If you have any trouble implementing this, feel free to reach out to us for support.
Run your agent on all tasks of the test set. You will almost certainly need to run your agent using our Azure VM harness (with the --use_azure flag) to avoid long experiment times. Set the --experiment_name flag to be the name of your agent. You can submit results for any of the three levels of the benchmark: CORE-Bench-Easy, CORE-Bench-Medium, or CORE-Bench-Hard.
Submit the following two directories from the harness:
- benchmark/results/[experiment_name]: Contains the results of your agent on each task.

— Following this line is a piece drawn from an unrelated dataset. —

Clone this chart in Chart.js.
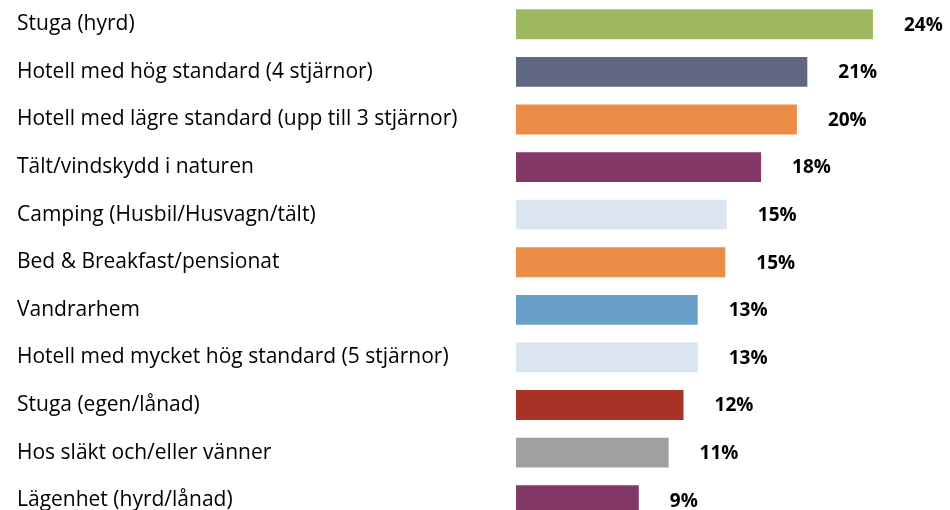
<!DOCTYPE html>
<html>
<head>
<meta charset="utf-8">
<script src="https://cdn.jsdelivr.net/npm/chart.js@4.4.1/dist/chart.umd.min.js"></script>
<style>
  html, body { margin: 0; padding: 0; background: #fff; overflow: hidden; }
  #wrap { width: 950px; height: 524px; }
</style>
</head>
<body>
<div id="wrap"><canvas id="chart" width="950" height="524"></canvas></div>
<script>
const categories = [
  'Stuga (hyrd)',
  'Hotell med hög standard (4 stjärnor)',
  'Hotell med lägre standard (upp till 3 stjärnor)',
  'Tält/vindskydd i naturen',
  'Camping (Husbil/Husvagn/tält)',
  'Bed & Breakfast/pensionat',
  'Vandrarhem',
  'Hotell med mycket hög standard (5 stjärnor)',
  'Stuga (egen/lånad)',
  'Hos släkt och/eller vänner',
  'Lägenhet (hyrd/lånad)'
];
// bar lengths
const values = [24, 19.6, 18.9, 16.5, 14.2, 14.1, 12.25, 12.25, 11.3, 10.3, 8.3];
// printed value labels
const valueLabels = ['24%', '21%', '20%', '18%', '15%', '15%', '13%', '13%', '12%', '11%', '9%'];
const barColors = ['#9FB862', '#5F6880', '#EB8D47', '#833867', '#DAE5EF', '#EB8D47',
                   '#679FC7', '#DAE5EF', '#A93226', '#A0A0A0', '#833867'];

const valueLabelPlugin = {
  id: 'valueLabels',
  afterDatasetsDraw(chart) {
    const ctx = chart.ctx;
    const meta = chart.getDatasetMeta(0);
    ctx.save();
    ctx.font = 'bold 19px "Open Sans"';
    ctx.fillStyle = '#000';
    ctx.textAlign = 'left';
    ctx.textBaseline = 'middle';
    meta.data.forEach((bar, i) => {
      ctx.fillText(valueLabels[i], bar.x + 30, bar.y + 1);
    });
    ctx.restore();
  }
};

new Chart(document.getElementById('chart'), {
  type: 'bar',
  data: {
    labels: categories,
    datasets: [{
      data: values,
      backgroundColor: barColors,
      borderColor: 'rgba(255,255,255,0.6)',
      borderWidth: 1,
      barPercentage: 0.67,
      categoryPercentage: 1
    }]
  },
  options: {
    indexAxis: 'y',
    responsive: false,
    animation: false,
    layout: { padding: { left: 17, right: 0, top: 0.5, bottom: 0 } },
    plugins: { legend: { display: false }, tooltip: { enabled: false } },
    scales: {
      x: {
        min: 0,
        max: 29.1,
        display: false,
        grid: { display: false }
      },
      y: {
        grid: { display: false },
        border: { display: false },
        ticks: {
          crossAlign: 'far',
          color: '#000',
          padding: 0,
          font: { family: 'Open Sans', size: 21 }
        },
        afterFit(scale) {
          scale.width = 499;
          scale.paddingTop = 0;
          scale.paddingBottom = 0;
        }
      }
    }
  },
  plugins: [valueLabelPlugin]
});
</script>
</body>
</html>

- benchmark/logs/[experiment_name]: Contains the logs of your agent's execution on each task (which are the agent_trace.log files your agent submits).
- These files are automatically generated by the harness when you run your agent. You should not be manually modifying these files.
Compress these directories into two .tar.gz or .zip files and email them to zss@princeton.edu. If the files are too large to email, please upload them to Google Drive, Dropbox, etc., and email the link. In the body of the email, please also include the name of your agent that you wish to be displayed on the leaderboard.
[Optional] We highly encourage you to submit the files of your agent (i.e. benchmark/agents/[agent_name]) so we can verify the performance of your agent on the leaderboard. If you choose to do so, compress this directory into a .tar.gz file and include it in the email.